Everything You Think You Know About Coal in China Is Wrong

Full Title: Everything You Think You Know About Coal in China Is Wrong
Author(s): Melanie Hart, Luke Bassett, and Blaine Johnson
Publisher(s): Center for American Progress
Publication Date: May 1, 2017
Full Text: Download Resource
Description (excerpt):

China’s energy markets send mixed signals about the nation’s policy intentions and emissions trajectory. Renewable energy analysts tend to focus on China’s massive renewable expansion and view the nation as a global clean energy leader; coal proponents and climate skeptics are more likely to focus on the number of coal plants in China—both in operation and under construction—and claim its climate rhetoric is more flash than substance.

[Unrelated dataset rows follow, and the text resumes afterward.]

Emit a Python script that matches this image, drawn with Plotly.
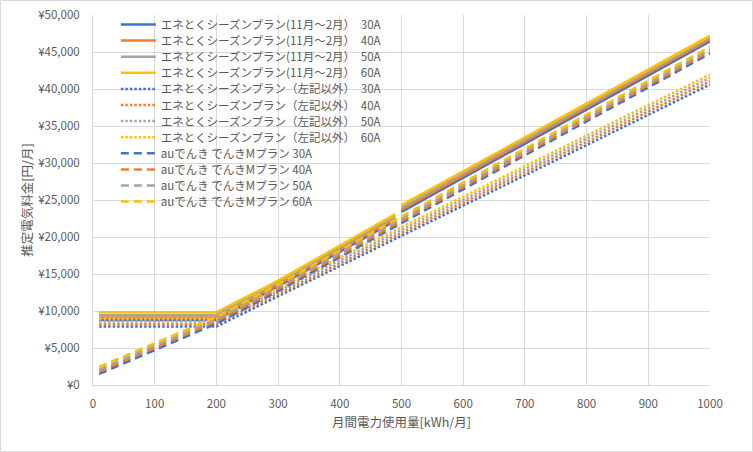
import plotly.graph_objects as go

# ---- data ----
usage_winter = [10, 200, 300, 490, None, 500, 1000]
winter_30A = [8800, 8800, 13350, 22200, None, 23400, 46450]
winter_40A = [9130, 9130, 13600, 22500, None, 23700, 46700]
winter_50A = [9470, 9470, 13850, 22800, None, 24000, 46950]
winter_60A = [9820, 9820, 14100, 23100, None, 24300, 47200]

usage_other = [10, 200, 1000]
other_30A = [7900, 7900, 40600]
other_40A = [8250, 8250, 41050]
other_50A = [8600, 8600, 41500]
other_60A = [8950, 8950, 41950]

usage_au = [10, 200, 300, 1000]
au_30A = [1500, 8300, 12700, 44800]
au_40A = [1800, 8600, 13000, 45100]
au_50A = [2100, 8900, 13300, 45400]
au_60A = [2450, 9200, 13600, 45700]

amps = ["30A", "40A", "50A", "60A"]
colors = ["#4472C4", "#ED7D31", "#A5A5A5", "#FFC000"]

x_ticks = list(range(0, 1001, 100))
y_ticks = list(range(0, 50001, 5000))
y_labels = ["¥{:,}".format(v) for v in y_ticks]

FONT = "Noto Sans CJK JP"
TXT = "#595959"
GRID = "#D9D9D9"

fig = go.Figure()

for a, c, ys in zip(amps, colors, [winter_30A, winter_40A, winter_50A, winter_60A]):
    fig.add_trace(go.Scatter(x=usage_winter, y=ys, mode="lines", connectgaps=False,
                             name=f"エネとくシーズンプラン(11月～2月）　{a}",
                             line=dict(color=c, width=2.5)))
for a, c, ys in zip(amps, colors, [other_30A, other_40A, other_50A, other_60A]):
    fig.add_trace(go.Scatter(x=usage_other, y=ys, mode="lines",
                             name=f"エネとくシーズンプラン（左記以外）　{a}",
                             line=dict(color=c, width=2.5, dash="2.5px,2px")))
for a, c, ys in zip(amps, colors, [au_30A, au_40A, au_50A, au_60A]):
    fig.add_trace(go.Scatter(x=usage_au, y=ys, mode="lines",
                             name=f"auでんき でんきMプラン {a}",
                             line=dict(color=c, width=2.5, dash="8px,5px")))

fig.update_layout(
    width=753, height=452,
    margin=dict(l=93, r=43, t=15, b=67, autoexpand=False),
    paper_bgcolor="white", plot_bgcolor="white",
    font=dict(family=FONT, color=TXT, size=11),
    showlegend=True,
    legend=dict(x=0.037, y=1.0135, xanchor="left", yanchor="top",
                bgcolor="rgba(255,255,255,0)", borderwidth=0,
                font=dict(family=FONT, size=11.5, color=TXT),
                tracegroupgap=0, maxheight=420, itemwidth=35),
    xaxis=dict(range=[0, 1000], tickvals=x_ticks, showgrid=True, gridcolor=GRID,
               gridwidth=1, showline=True, linecolor=GRID, linewidth=1,
               zeroline=False, ticks="", ticklabelstandoff=8,
               tickfont=dict(size=11.5, color=TXT),
               title=dict(text="月間電力使用量[kWh/月]", standoff=8,
                          font=dict(size=12.5, color=TXT))),
    yaxis=dict(range=[0, 50000], tickvals=y_ticks, ticktext=y_labels,
               showgrid=True, gridcolor=GRID, gridwidth=1, showline=True,
               linecolor=GRID, linewidth=1, zeroline=False, ticks="",
               ticklabelstandoff=10, tickfont=dict(size=11.5, color=TXT),
               title=dict(text="推定電気料金[円/月]", standoff=2,
                          font=dict(size=12.5, color=TXT))),
    shapes=[
        # white legend backdrop (above grid, below data)
        dict(type="rect", xref="paper", yref="paper", x0=0.011, x1=0.49,
             y0=0.473, y1=0.997, fillcolor="white", line=dict(width=0),
             layer="between"),
        # outer chart border
        dict(type="rect", xref="paper", yref="paper", x0=-0.1499, x1=1.0689,
             y0=-0.1797, y1=1.0392, line=dict(color=GRID, width=1),
             fillcolor="rgba(0,0,0,0)", layer="above"),
    ],
)

post = """
document.body.style.margin='0';
document.body.style.overflow='hidden';
var tr = document.querySelectorAll('.legend .traces');
var y0 = null;
tr.forEach(function(t, i){
  var m = /translate\\(\\s*([-\\d.eE]+)[ ,]+([-\\d.eE]+)\\s*\\)/.exec(t.getAttribute('transform') || '');
  if(!m) return;
  var x = parseFloat(m[1]), y = parseFloat(m[2]);
  if(y0 === null) y0 = y;
  t.setAttribute('transform', 'translate(' + x + ',' + (y0 + i * 16.1) + ')');
});
"""

fig.write_html("out.html", post_script=post, config={"displayModeBar": False})
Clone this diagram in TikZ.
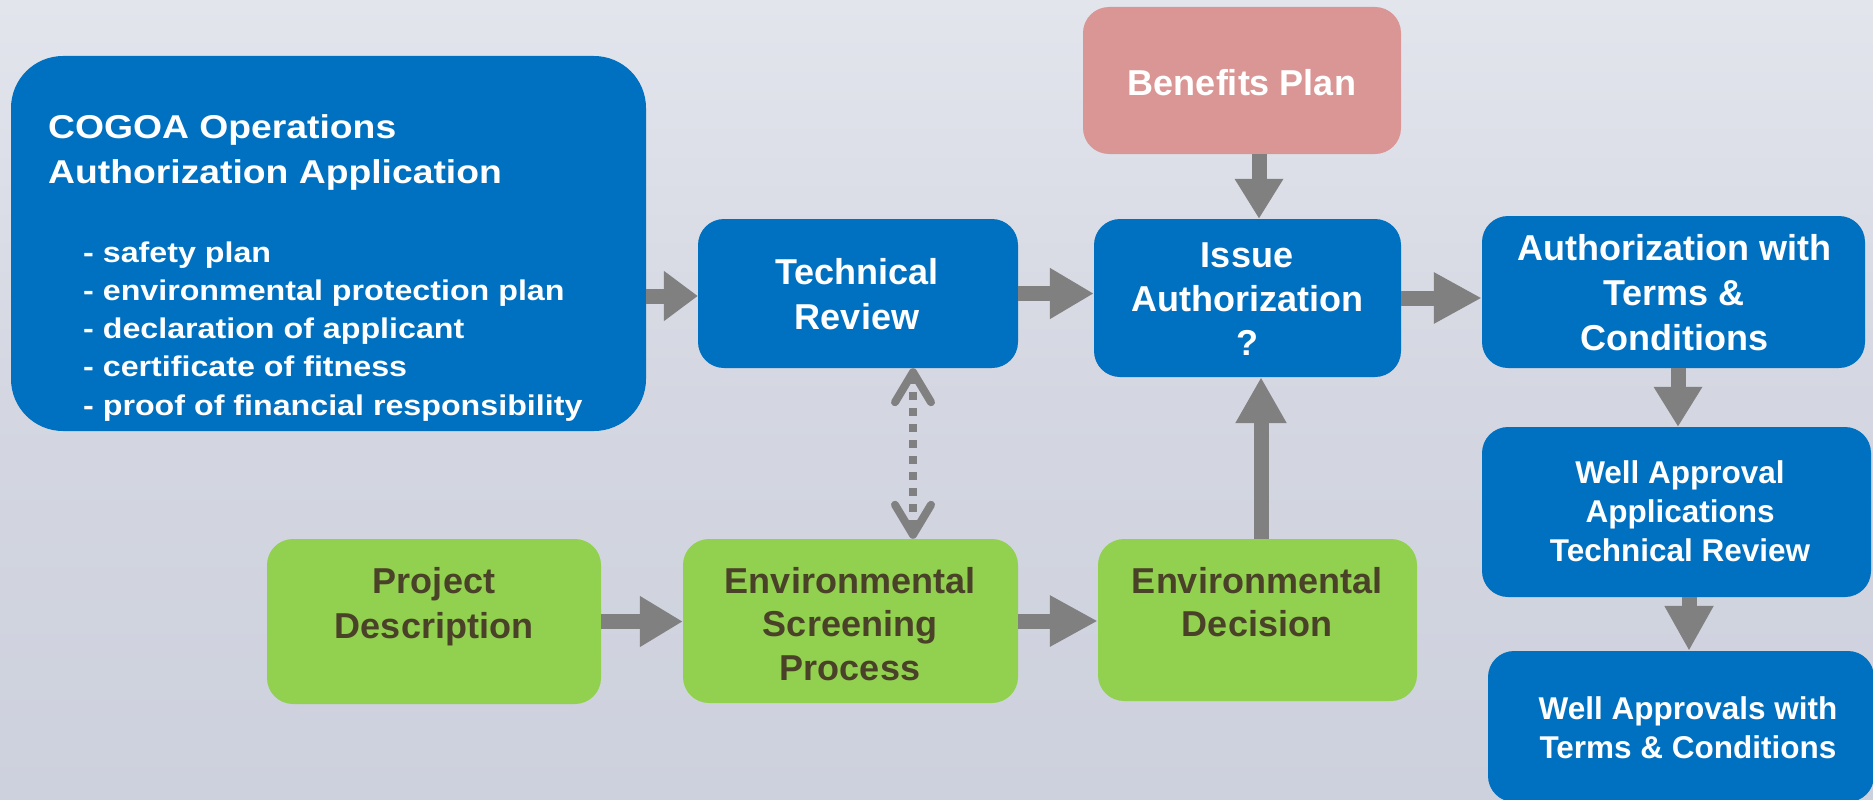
\documentclass[tikz,border=0pt]{standalone}
\usepackage{fontspec}
\setmainfont{Liberation Sans}
\newfontfamily\widefont{Liberation Sans}[FakeStretch=1.13]
\usetikzlibrary{arrows.meta}
\definecolor{boxblue}{HTML}{0070C0}
\definecolor{boxgreen}{HTML}{92D050}
\definecolor{boxpink}{HTML}{DA9694}
\definecolor{arrowgray}{HTML}{808080}
\definecolor{darktext}{HTML}{4A4129}
\definecolor{bgtop}{HTML}{E2E5EC}
\definecolor{bgmid}{HTML}{D4D7E1}
\definecolor{bgbot}{HTML}{CDD1DD}
\begin{document}
\begin{tikzpicture}[x=1pt,y=-1pt,
  box/.style={rectangle, rounded corners=26pt, inner sep=0pt, draw=none},
  bluebox/.style={box, fill=boxblue},
  greenbox/.style={box, fill=boxgreen},
  pinkbox/.style={box, fill=boxpink},
  bigtxt/.style={inner sep=0pt, anchor=base, font=\fontsize{36}{45}\selectfont\bfseries},
  smalltxt/.style={inner sep=0pt, anchor=base, font=\fontsize{31.5}{39}\selectfont\bfseries},
  titletxt/.style={inner sep=0pt, anchor=base west, text=white, font=\widefont\fontsize{33}{45}\selectfont\bfseries},
  listtxt/.style={inner sep=0pt, anchor=base west, text=white, font=\widefont\fontsize{28.5}{38.3}\selectfont\bfseries},
  whitetxt/.style={text=white},
  darktxt/.style={text=darktext},
  flow/.style={draw=arrowgray, line width=15pt, -{Triangle[length=44pt,width=48pt]}},
  dashlink/.style={draw=arrowgray, line width=8pt, dash pattern=on 8pt off 8pt,
     {Straight Barb[length=30pt,width=36pt,round]}-{Straight Barb[length=30pt,width=36pt,round]}}
]
% background
\shade[top color=bgtop, bottom color=bgbot, middle color=bgmid] (0,0) rectangle (1873,800);
\useasboundingbox (0,0) rectangle (1873,800);

% boxes
\node[bluebox, rounded corners=52pt, minimum width=635pt, minimum height=375pt] (cogoa) at (328.5,243.5) {};
\node[bluebox, minimum width=320pt, minimum height=149pt] (tech) at (858,293.5) {};
\node[bluebox, minimum width=307pt, minimum height=158pt] (issue) at (1247.5,298) {};
\node[pinkbox, minimum width=318pt, minimum height=147pt] (benefits) at (1242,80.5) {};
\node[bluebox, minimum width=383pt, minimum height=152pt] (auth) at (1673.5,292) {};
\node[bluebox, minimum width=389pt, minimum height=170pt] (waa) at (1676.5,512) {};
\node[bluebox, minimum width=386pt, minimum height=151pt] (watc) at (1681,726.5) {};
\node[greenbox, minimum width=334pt, minimum height=165pt] (pd) at (434,621.5) {};
\node[greenbox, minimum width=335pt, minimum height=164pt] (es) at (850.5,621) {};
\node[greenbox, minimum width=319pt, minimum height=162pt] (ed) at (1257.5,620) {};

% texts
\node[titletxt] (cogoatitle) at (48,138) {\begin{tabular}[t]{@{}l@{}}COGOA Operations\\Authorization Application\end{tabular}};
\node[listtxt] (cogoalist) at (83,262) {\begin{tabular}[t]{@{}l@{}}- safety plan\\- environmental protection plan\\- declaration of applicant\\- certificate of fitness\\- proof of financial responsibility\end{tabular}};
\node[bigtxt, whitetxt] (techtxt) at (857,284) {\begin{tabular}[t]{@{}c@{}}Technical\\Review\end{tabular}};
\node[bigtxt, whitetxt, font=\fontsize{36}{44}\selectfont\bfseries] (issuetxt) at (1247,267) {\begin{tabular}[t]{@{}c@{}}Issue\\Authorization\\?\end{tabular}};
\node[bigtxt, whitetxt] (benefitstxt) at (1242,95) {Benefits Plan};
\node[bigtxt, whitetxt] (authtxt) at (1674,260) {\begin{tabular}[t]{@{}c@{}}Authorization with\\Terms \&\\Conditions\end{tabular}};
\node[smalltxt, whitetxt] (waatxt) at (1680,483) {\begin{tabular}[t]{@{}c@{}}Well Approval\\Applications\\Technical Review\end{tabular}};
\node[smalltxt, whitetxt] (watctxt) at (1688,719) {\begin{tabular}[t]{@{}c@{}}Well Approvals with\\Terms \& Conditions\end{tabular}};
\node[bigtxt, darktxt] (pdtxt) at (434,593) {\begin{tabular}[t]{@{}c@{}}Project\\Description\end{tabular}};
\node[bigtxt, darktxt, font=\fontsize{36}{43.5}\selectfont\bfseries] (estxt) at (850,593) {\begin{tabular}[t]{@{}c@{}}Environmental\\Screening\\Process\end{tabular}};
\node[bigtxt, darktxt, font=\fontsize{36}{43}\selectfont\bfseries] (edtxt) at (1257,593) {\begin{tabular}[t]{@{}c@{}}Environmental\\Decision\end{tabular}};

% column coordinates for vertical connectors
\coordinate (bcol) at (1259,0);
\coordinate (ecol) at (1261,0);
\coordinate (acol) at (1678,0);
\coordinate (wcol) at (1689,0);
\coordinate (dcol) at (913,0);
\coordinate (crow) at (0,296);

% connectors
\draw[flow, -{Triangle[length=34pt,width=48pt]}] (cogoa.east |- crow) -- (tech.west |- crow);
\draw[flow] (tech.east) -- (tech.east -| issue.west);
\draw[flow, -{Triangle[length=48pt,width=48pt]}] (issue.east) -- (issue.east -| auth.west);
\draw[flow, -{Triangle[length=40pt,width=46pt]}] (benefits.south -| bcol) -- (issue.north -| bcol);
\draw[flow, -{Triangle[length=46pt,width=48pt]}] (ed.north -| ecol) -- (issue.south -| ecol);
\draw[flow, -{Triangle[length=40pt,width=46pt]}] (auth.south -| acol) -- (waa.north -| acol);
\draw[flow, -{Triangle[length=45pt,width=46pt]}] (waa.south -| wcol) -- (watc.north -| wcol);
\draw[flow, -{Triangle[length=43pt,width=48pt]}] (pd.east) -- (pd.east -| es.west);
\draw[flow, -{Triangle[length=48pt,width=48pt]}] (es.east) -- (es.east -| ed.west);
\draw[dashlink] (tech.south -| dcol) -- (es.north -| dcol);
\end{tikzpicture}
\end{document}
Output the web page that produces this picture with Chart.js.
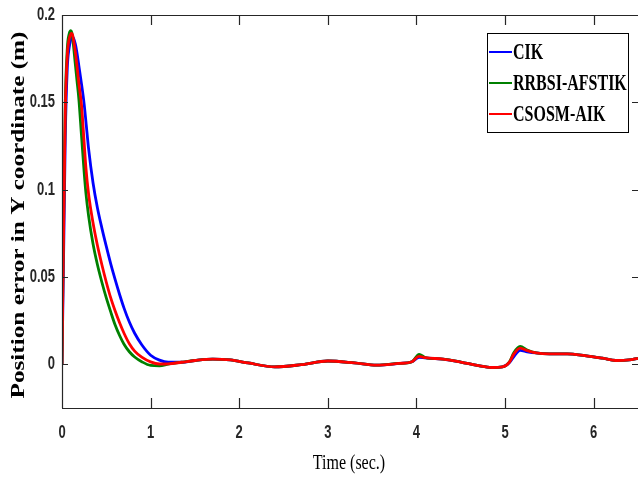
<!DOCTYPE html>
<html>
<head>
<meta charset="utf-8">
<script src="https://cdn.jsdelivr.net/npm/chart.js@4.4.0/dist/chart.umd.min.js"></script>
<style>
    html, body { margin: 0; padding: 0; background: #fff; overflow: hidden; }
</style>
</head>
<body>
<canvas id="myChart" width="638" height="477"></canvas>
<script>
// time axis (s), shared by the three series
const time = [0, 0.01, 0.023, 0.037, 0.06, 0.08, 0.10, 0.11, 0.12, 0.15, 0.17, 0.19, 0.22, 0.25, 0.27, 0.30,
    0.35, 0.40, 0.45, 0.50, 0.55, 0.60, 0.65, 0.70, 0.76, 0.82, 0.90, 1.0, 1.1, 1.2, 1.35, 1.5, 1.7, 1.9,
    2.1, 2.4, 2.7, 3.0, 3.3, 3.55, 3.8, 3.95, 4.03, 4.1, 4.3, 4.5, 4.7, 4.85, 4.97, 5.05, 5.1, 5.17, 5.25,
    5.35, 5.5, 5.7, 5.9, 6.1, 6.25, 6.4, 6.5];

const cik = [0, 0.035, 0.08, 0.13, 0.17, 0.181, 0.186, 0.1873, 0.1876, 0.1835, 0.178, 0.171, 0.1605, 0.149, 0.139, 0.1235,
    0.104, 0.0895, 0.078, 0.0675, 0.0575, 0.0485, 0.040, 0.0322, 0.0242, 0.0178, 0.0112, 0.0052, 0.0024, 0.0012, 0.0012, 0.0022, 0.003, 0.0025,
    0.0008, -0.0015, -0.0002, 0.0019, 0.0008, -0.0005, 0.0005, 0.0015, 0.004, 0.0037, 0.003, 0.0013, -0.0008, -0.0018, -0.0015, 0.001, 0.0045, 0.008, 0.0072,
    0.0065, 0.006, 0.006, 0.005, 0.0035, 0.0022, 0.0025, 0.0034];

const rrbsi = [0, 0.05, 0.1, 0.15, 0.181, 0.189, 0.191, 0.19, 0.187, 0.172, 0.162, 0.152, 0.131, 0.11, 0.098, 0.085,
    0.069, 0.057, 0.047, 0.038, 0.030, 0.0225, 0.0165, 0.0115, 0.0072, 0.0042, 0.0015, -0.0006, -0.0008, 0.0001, 0.0012, 0.0022, 0.003, 0.0025,
    0.0008, -0.0015, -0.0002, 0.0019, 0.0008, -0.0005, 0.0005, 0.0015, 0.0057, 0.0039, 0.003, 0.0013, -0.0008, -0.0018, -0.0015, 0.0015, 0.0068, 0.0103, 0.0082,
    0.0066, 0.006, 0.006, 0.005, 0.0035, 0.0022, 0.0025, 0.0034];

const csosm = [0, 0.045, 0.095, 0.145, 0.177, 0.186, 0.1892, 0.1895, 0.1885, 0.179, 0.1705, 0.161, 0.1485, 0.127, 0.1125, 0.0975,
    0.081, 0.068, 0.057, 0.047, 0.038, 0.0305, 0.0238, 0.0178, 0.0118, 0.0076, 0.0041, 0.0014, 0.0002, 0.0003, 0.0012, 0.0022, 0.003, 0.0025,
    0.0008, -0.0015, -0.0002, 0.0019, 0.0008, -0.0005, 0.0005, 0.0015, 0.0046, 0.0038, 0.003, 0.0013, -0.0008, -0.0018, -0.0015, 0.0013, 0.006, 0.0093, 0.0078,
    0.0065, 0.006, 0.006, 0.005, 0.0035, 0.0022, 0.0025, 0.0034];

const seriesNames = ['CIK', 'RRBSI-AFSTIK', 'CSOSM-AIK'];
const seriesColors = ['#0000ff', '#008000', '#ff0000'];
const xTicks = [0, 1, 2, 3, 4, 5, 6];
const yTicks = [0, 0.05, 0.1, 0.15, 0.2];
const xTitle = 'Time (sec.)';
const yTitle = 'Position error in Y coordinate (m)';

const toPoints = (vals) => vals.map((v, i) => ({ x: time[i], y: v }));
const axisColor = '#262626';
const labelFont = "bold 13px 'Liberation Sans', Arial, sans-serif";
const serifBold = "bold 16px 'Liberation Serif', 'Times New Roman', serif";

// draw text squeezed like the original figure (taller than wide)
function stretchedText(ctx, text, x, y, sx, sy, rot) {
    ctx.save();
    ctx.translate(x, y);
    if (rot) ctx.rotate(rot);
    ctx.scale(sx, sy);
    ctx.fillText(text, 0, 0);
    ctx.restore();
}

// box, inward ticks, tick labels, titles and the legend (MATLAB look)
const framePlugin = {
    id: 'frame',
    afterDraw(chart) {
        const ctx = chart.ctx;
        const a = chart.chartArea;
        const xs = chart.scales.x;
        const ys = chart.scales.y;
        ctx.save();
        ctx.strokeStyle = axisColor;
        ctx.lineWidth = 1.2;
        ctx.beginPath();
        ctx.moveTo(a.left, a.top + 0.5);
        ctx.lineTo(a.right, a.top + 0.5);
        ctx.moveTo(a.left + 0.5, a.top);
        ctx.lineTo(a.left + 0.5, a.bottom);
        ctx.moveTo(a.left, a.bottom + 0.5);
        ctx.lineTo(a.right, a.bottom + 0.5);
        xTicks.forEach(v => {
            const px = Math.round(xs.getPixelForValue(v)) + 0.5;
            ctx.moveTo(px, a.bottom);
            ctx.lineTo(px, a.bottom - 10);
            ctx.moveTo(px, a.top);
            ctx.lineTo(px, a.top + 10);
        });
        yTicks.forEach(v => {
            const py = Math.round(ys.getPixelForValue(v)) + 0.5;
            ctx.moveTo(a.left, py);
            ctx.lineTo(a.left + 6, py);
            ctx.moveTo(a.right, py);
            ctx.lineTo(a.right - 6, py);
        });
        ctx.stroke();

        // tick labels
        ctx.fillStyle = axisColor;
        ctx.font = labelFont;
        ctx.textBaseline = 'middle';
        ctx.textAlign = 'center';
        xTicks.forEach(v => {
            stretchedText(ctx, String(v), xs.getPixelForValue(v), a.bottom + 25, 1, 1.4);
        });
        ctx.textAlign = 'right';
        yTicks.forEach(v => {
            stretchedText(ctx, String(v), a.left - 7, ys.getPixelForValue(v), 1, 1.4);
        });

        // titles
        ctx.fillStyle = '#000';
        ctx.textAlign = 'center';
        ctx.font = "bold 18px 'Liberation Serif', 'Times New Roman', serif";
        stretchedText(ctx, yTitle, 19, 215, 1.4, 1, -Math.PI / 2);
        ctx.font = "16px 'Liberation Serif', 'Times New Roman', serif";
        stretchedText(ctx, xTitle, 349, 464, 1, 1.3);

        // legend
        ctx.fillStyle = '#fff';
        ctx.fillRect(487.5, 33.5, 141, 99);
        ctx.strokeStyle = '#000';
        ctx.lineWidth = 1;
        ctx.strokeRect(487.5, 33.5, 141, 99);
        const rows = [52, 83, 114];
        chart.data.datasets.forEach((ds, i) => {
            const y = rows[i];
            ctx.strokeStyle = ds.borderColor;
            ctx.lineWidth = 2;
            ctx.beginPath();
            ctx.moveTo(489, y);
            ctx.lineTo(512, y);
            ctx.stroke();
            ctx.fillStyle = '#000';
            ctx.textAlign = 'left';
            ctx.font = serifBold;
            stretchedText(ctx, ds.label, 513, y + 1, 1, 1.4);
        });
        ctx.restore();
    }
};

const ctx = document.getElementById('myChart').getContext('2d');
const myChart = new Chart(ctx, {
    type: 'line',
    data: {
        datasets: [cik, rrbsi, csosm].map((vals, i) => ({
            label: seriesNames[i],
            data: toPoints(vals),
            borderColor: seriesColors[i],
            borderWidth: 2.8,
            pointRadius: 0,
            fill: false,
            cubicInterpolationMode: 'monotone',
            order: 3 - i
        }))
    },
    options: {
        responsive: false,
        animation: false,
        devicePixelRatio: 1,
        layout: { padding: { top: 15, right: 0, left: 0, bottom: 0 } },
        plugins: {
            legend: { display: false },
            tooltip: { enabled: false }
        },
        scales: {
            x: {
                type: 'linear',
                min: 0,
                max: 6.5,
                afterBuildTicks: s => { s.ticks = xTicks.map(v => ({ value: v })); },
                afterFit: s => { s.height = 69; },
                grid: { display: false, drawTicks: false },
                border: { display: false },
                ticks: { display: false }
            },
            y: {
                type: 'linear',
                min: -0.025,
                max: 0.2,
                afterBuildTicks: s => { s.ticks = yTicks.map(v => ({ value: v })); },
                afterFit: s => { s.width = 62; },
                grid: { display: false, drawTicks: false },
                border: { display: false },
                ticks: { display: false }
            }
        }
    },
    plugins: [framePlugin]
});
</script>
</body>
</html>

In December 2016, the Center for American Progress brought a group of energy experts to China to find out what is really happening. We visited multiple coal facilities—including a coal-to-liquids plant—and went nearly 200 meters down one of China’s largest coal mines to interview engineers, plant managers, and local government officials working at the front lines of coal in China. We found that the nation’s coal sector is undergoing a massive transformation that extends from the mines to the power plants, from Ordos to Shanghai. China is indeed going green. The nation is on track to overdeliver on the emissions reduction commitments it put forward under the Paris climate agreement, and making coal cleaner is an integral part of the process.